Arizona doesn't show up in Holiday beat down
Arizona's Foles and Grigsby
Wildcats learn the hard way they haven't arrived yet in 33-0 Holiday Bowl drubbing.
SAN DIEGO – Arizona did the impossible. They made Nebraska's offense look like a juggernaut.
A unit that scored an average of 17.7 points against BCS opponents had 17. With 11:57 left to play in the second quarter.
Giving that kind of lead to defensive tackle Ndamukong Suh and the Blackshirts, the Wildcats had no hope. The Holiday Bowl, best known for shootouts and last-second drama, instead looked like the grand old days at Memorial Stadium.
Nebraska rushed for 228 yards, turned in its first ever bowl shutout, the first in the 32-year history of the Holiday, and imposed its will in a 33-0 romp Wednesday night.
Coach Mark Stoops couldn't remember a thrashing that bad, having blocked out those first few dismal seasons in Tucson. Safety Cam Nelson compared it to a 2006 loss at LSU, a 45-3 demolition.
"I'm disappointed with our overall performance - offense, defense, special teams," Stoops said. "We were never engaged in the game in any way. Nothing was right all night."
After appearing to turn the corner with a heart-breaking loss to Oregon and an upset win at USC in the season finale, the Wildcats ran squarely into a brick wall.
The offense didn't top 100 net yards until the final possession of the night, which saw its only hope of putting any points on the board end with Nick Foles' incomplete pass on fourth down on the Nebraska 8.
"They deserved a shutout. We weren't good enough to get the ball into the endzone," Stoops said.
Arizona finished with just 109 yards, with Foles a dismal 6 of 20 for 28 yards and an interception.
"We couldn't have played much worse," Foles said.
If there was any consolation for the Cats, they held Suh, Nebraska's leading tackler this season, to two solo stops and one for loss.
Nelson, one of those around for the lean years, had an idea something was wrong when teammates were jawing with Nebraska players leading up to the game.
"I don't know if they were excited by a bigger bowl or what, but they got caught up in talking," he said.
Combined with rewards for the program's most successful season in a decade, it became a recipe for disaster.
"Throughout the week, Coach Stoops tried to be nice and let guys have a little bit of freedom. I think a lot of guys look advantage of it and it caused us to come out and play the way we did," Nelson said.
"When you think you've arrived, that's when you are going to get whacked. You can't ever forget how you got here," Stoops added.
"The game's over before it starts. That's where we lost the game"

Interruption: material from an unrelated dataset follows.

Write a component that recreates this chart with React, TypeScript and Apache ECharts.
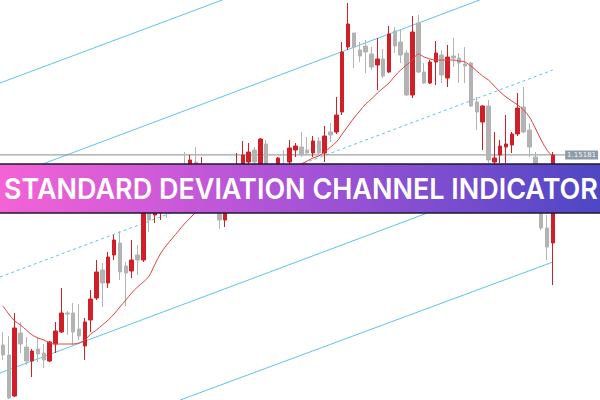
import React, { useEffect, useRef } from "react";
import * as echarts from "echarts";

// Candles: [open, close, low, high]
const candles: number[][] = [
  [1.1328, 1.1318, 1.1313, 1.1341],
  [1.1318, 1.1275, 1.1274, 1.1337],
  [1.1277, 1.1345, 1.1276, 1.1360],
  [1.1340, 1.1329, 1.1320, 1.1351],
  [1.1326, 1.1312, 1.1308, 1.1336],
  [1.1312, 1.1322, 1.1296, 1.1324],
  [1.1324, 1.1319, 1.1311, 1.1335],
  [1.1320, 1.1313, 1.1305, 1.1329],
  [1.1312, 1.1331, 1.1311, 1.1332],
  [1.1329, 1.1342, 1.1320, 1.1351],
  [1.1341, 1.1360, 1.1340, 1.1385],
  [1.1360, 1.1359, 1.1338, 1.1362],
  [1.1360, 1.1341, 1.1328, 1.1370],
  [1.1344, 1.1337, 1.1333, 1.1369],
  [1.1327, 1.1351, 1.1313, 1.1355],
  [1.1353, 1.1374, 1.1341, 1.1383],
  [1.1375, 1.1401, 1.1373, 1.1413],
  [1.1403, 1.1390, 1.1366, 1.1410],
  [1.1390, 1.1416, 1.1385, 1.1421],
  [1.1418, 1.1433, 1.1413, 1.1438],
  [1.1430, 1.1401, 1.1393, 1.1442],
  [1.1407, 1.1400, 1.1367, 1.1411],
  [1.1402, 1.1413, 1.1395, 1.1433],
  [1.1418, 1.1413, 1.1398, 1.1428],
  [1.1413, 1.1463, 1.1411, 1.1473],
  [1.1461, 1.1453, 1.1441, 1.1468],
  [1.1458, 1.1473, 1.1450, 1.1478],
  [1.1468, 1.1483, 1.1453, 1.1488],
  [1.1481, 1.1473, 1.1455, 1.1493],
  [1.1477, 1.1495, 1.1473, 1.1501],
  [1.1491, 1.1503, 1.1483, 1.1508],
  [1.1505, 1.1493, 1.1488, 1.1521],
  [1.1501, 1.1513, 1.1495, 1.1518],
  [1.1511, 1.1495, 1.1491, 1.1526],
  [1.1493, 1.1503, 1.1488, 1.1516],
  [1.1498, 1.1478, 1.1473, 1.1503],
  [1.1483, 1.1468, 1.1463, 1.1488],
  [1.1473, 1.1453, 1.1444, 1.1478],
  [1.1453, 1.1483, 1.1446, 1.1488],
  [1.1481, 1.1498, 1.1477, 1.1503],
  [1.1493, 1.1505, 1.1488, 1.1520],
  [1.1501, 1.1518, 1.1498, 1.1532],
  [1.1511, 1.1521, 1.1505, 1.1530],
  [1.1523, 1.1511, 1.1503, 1.1526],
  [1.1503, 1.1534, 1.1501, 1.1535],
  [1.1529, 1.1498, 1.1493, 1.1533],
  [1.1503, 1.1488, 1.1483, 1.1508],
  [1.1498, 1.1515, 1.1493, 1.1516],
  [1.1505, 1.1495, 1.1491, 1.1523],
  [1.1511, 1.1525, 1.1503, 1.1533],
  [1.1523, 1.1527, 1.1516, 1.1530],
  [1.1526, 1.1518, 1.1516, 1.1541],
  [1.1523, 1.1520, 1.1518, 1.1536],
  [1.1520, 1.1532, 1.1516, 1.1537],
  [1.1532, 1.1520, 1.1518, 1.1536],
  [1.1520, 1.1537, 1.1511, 1.1547],
  [1.1541, 1.1538, 1.1531, 1.1550],
  [1.1541, 1.1558, 1.1539, 1.1576],
  [1.1561, 1.1621, 1.1558, 1.1631],
  [1.1626, 1.1649, 1.1623, 1.1670],
  [1.1640, 1.1626, 1.1605, 1.1640],
  [1.1623, 1.1617, 1.1611, 1.1631],
  [1.1627, 1.1621, 1.1600, 1.1633],
  [1.1619, 1.1606, 1.1603, 1.1626],
  [1.1608, 1.1614, 1.1583, 1.1635],
  [1.1614, 1.1597, 1.1595, 1.1624],
  [1.1601, 1.1639, 1.1600, 1.1647],
  [1.1642, 1.1627, 1.1620, 1.1646],
  [1.1631, 1.1618, 1.1610, 1.1643],
  [1.1620, 1.1578, 1.1577, 1.1623],
  [1.1578, 1.1641, 1.1575, 1.1657],
  [1.1650, 1.1601, 1.1600, 1.1658],
  [1.1601, 1.1590, 1.1589, 1.1610],
  [1.1590, 1.1611, 1.1589, 1.1613],
  [1.1611, 1.1620, 1.1588, 1.1632],
  [1.1618, 1.1598, 1.1590, 1.1623],
  [1.1595, 1.1616, 1.1586, 1.1628],
  [1.1617, 1.1615, 1.1606, 1.1635],
  [1.1615, 1.1610, 1.1590, 1.1620],
  [1.1609, 1.1607, 1.1590, 1.1626],
  [1.1610, 1.1567, 1.1566, 1.1611],
  [1.1571, 1.1561, 1.1543, 1.1576],
  [1.1551, 1.1567, 1.1523, 1.1568],
  [1.1567, 1.1513, 1.1510, 1.1573],
  [1.1511, 1.1515, 1.1508, 1.1541],
  [1.1518, 1.1527, 1.1510, 1.1533],
  [1.1526, 1.1529, 1.1510, 1.1558],
  [1.1528, 1.1539, 1.1520, 1.1541],
  [1.1539, 1.1565, 1.1537, 1.1580],
  [1.1566, 1.1541, 1.1540, 1.1586],
  [1.1543, 1.1526, 1.1516, 1.1550],
  [1.1516, 1.1488, 1.1483, 1.1521],
  [1.1478, 1.1445, 1.1443, 1.1483],
  [1.1445, 1.1426, 1.1413, 1.1458],
  [1.1430, 1.1518, 1.1388, 1.1521],
];

// Moving average, one value per candle
const maValues: number[] = [
  1.1367, 1.1359, 1.1352, 1.1348, 1.1343, 1.1338, 1.1335, 1.1333, 1.1330, 1.1329,
  1.1329, 1.1329, 1.1329, 1.1330, 1.1333, 1.1339, 1.1343, 1.1348, 1.1353, 1.1359,
  1.1366, 1.1373, 1.1380, 1.1386, 1.1391, 1.1397, 1.1409, 1.1420, 1.1428, 1.1435,
  1.1442, 1.1449, 1.1455, 1.1461, 1.1466, 1.1471, 1.1475, 1.1478, 1.1481, 1.1483,
  1.1485, 1.1487, 1.1490, 1.1492, 1.1494, 1.1496, 1.1498, 1.1500, 1.1502, 1.1505,
  1.1507, 1.1509, 1.1512, 1.1515, 1.1517, 1.1521, 1.1526, 1.1531, 1.1539, 1.1547,
  1.1555, 1.1562, 1.1569, 1.1574, 1.1580, 1.1585, 1.1590, 1.1597, 1.1603, 1.1608,
  1.1613, 1.1619, 1.1616, 1.1614, 1.1613, 1.1613, 1.1613, 1.1613, 1.1612, 1.1611,
  1.1607, 1.1602, 1.1597, 1.1593, 1.1587, 1.1581, 1.1576, 1.1572, 1.1568, 1.1563,
  1.1556, 1.1545, 1.1533, 1.1523, 1.1516,
];

const slotCount = 100;
const categories: string[] = Array.from({ length: slotCount }, (_, i) => String(i + 1));

// Channel lines: [[barIndex, price], [barIndex, price]]
const channelTop: number[][] = [[-0.5, 1.1590], [37.5, 1.1673]];
const channelUpper: number[][] = [[-0.5, 1.1493], [81.5, 1.1673]];
const channelMiddle: number[][] = [[-0.5, 1.1396], [94, 1.1603]];
const channelLower: number[][] = [[-0.5, 1.1300], [94, 1.1507]];
const channelBottom: number[][] = [[30.3, 1.1273], [94, 1.1411]];

// Current price level line: [[barIndex, price], [barIndex, price]]
const priceLine: number[][] = [[-0.5, 1.15181], [96.1, 1.15181]];
const priceLabel = "1.15181";
const title = "STANDARD DEVIATION CHANNEL INDICATOR";

const RED = "#d01f27";
const GRAY = "#b3b3b3";
const BLUE = "#5ec3e9";

export default function App() {
  const ref = useRef<HTMLDivElement>(null);
  useEffect(() => {
    if (!ref.current) return;
    const chart = echarts.init(ref.current, undefined, { renderer: "svg" });
    const chLine = (data: number[][], dashed = false) => ({
      type: "line",
      xAxisIndex: 1,
      yAxisIndex: 0,
      data,
      symbol: "none",
      silent: true,
      clip: true,
      lineStyle: { color: BLUE, width: 1, type: dashed ? [3, 3] : "solid" },
      z: 1,
    });
    chart.setOption({
      animation: false,
      backgroundColor: "#ffffff",
      grid: { left: 0, right: 15, top: 0, bottom: 0 },
      xAxis: [
        { type: "category", data: categories, show: false, boundaryGap: true },
        { type: "value", min: -0.5, max: slotCount - 0.5, show: false },
      ],
      yAxis: { type: "value", min: 1.1273, max: 1.1673, show: false },
      series: [
        chLine(channelTop),
        chLine(channelUpper),
        chLine(channelMiddle, true),
        chLine(channelLower),
        chLine(channelBottom),
        {
          type: "line",
          xAxisIndex: 1,
          yAxisIndex: 0,
          data: priceLine,
          symbol: "none",
          silent: true,
          z: 2,
          lineStyle: { color: "#8a8a8a", width: 1 },
          endLabel: {
            show: true,
            formatter: priceLabel,
            distance: 0,
            color: "#f4f6f8",
            backgroundColor: "#8e9ca8",
            fontSize: 7,
            fontFamily: "DejaVu Sans",
            padding: [1, 2, 1, 2],
          },
        },
        {
          type: "candlestick",
          data: candles,
          barWidth: 4,
          z: 3,
          itemStyle: {
            color: RED,
            color0: GRAY,
            borderColor: RED,
            borderColor0: GRAY,
            borderWidth: 1,
          },
        },
        {
          type: "line",
          data: maValues,
          symbol: "none",
          smooth: 0.3,
          z: 4,
          lineStyle: { color: "#e3413f", width: 1 },
        },
      ],
      graphic: [
        {
          type: "rect",
          z: 100,
          shape: { x: -2, y: 164, width: 604, height: 49 },
          style: {
            fill: new echarts.graphic.LinearGradient(0, 0, 1, 0, [
              { offset: 0, color: "#f463d6" },
              { offset: 0.25, color: "#d15ad8" },
              { offset: 0.5, color: "#a753d7" },
              { offset: 0.75, color: "#7a4dcf" },
              { offset: 1, color: "#4c47c4" },
            ]),
            stroke: "#1e1a2c",
            lineWidth: 1.5,
          },
        },
        {
          type: "text",
          z: 101,
          x: 4,
          y: 189,
          scaleX: 0.93,
          style: {
            text: title,
            fill: "#ffffff",
            font: "600 29px Inter",
            verticalAlign: "middle",
            align: "left",
          },
        },
      ],
    });
    return () => chart.dispose();
  }, []);
  return (
    <div
      ref={ref}
      style={{ position: "fixed", left: 0, top: 0, width: 600, height: 400 }}
    />
  );
}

Nebraska certainly showed no letdown after coming within one second of upsetting Texas in the Big 12 championship and earning a Fiesta Bowl berth. They wanted it more, as evidenced by the last redzone stand with fans, players and sideline going as wild as they had one month earlier at Cowboys Stadium.
Suh believes this victory will be a turning point in getting the Huskers back to contending for national titles, the kind of lofty goal Arizona can't even imagine yet.
"I believe we can beat anybody in the Unites States," Nebraska coach Bo Pelini said. "That's how far we've come."
In the last two postseasons, Holiday Bowl winners Oregon and Texas vaulted into the BCS the following year.
But there is also a risk of going in the other direction. Texas A&M and Arizona State endured notable San Diego letdowns that carried over into the next year.
This loss was brutal, but the Cats have nine months to make sure it was a one-time event.
The freedom players abused will be a distant memory during workouts and spring ball and two-a-days when Stoops tries to make his team hungry again.
"I don't know if we were content to be here, but we certainly didn't show up," he said.
Arizona will pay as Stoops tries to make sure it doesn't happen again.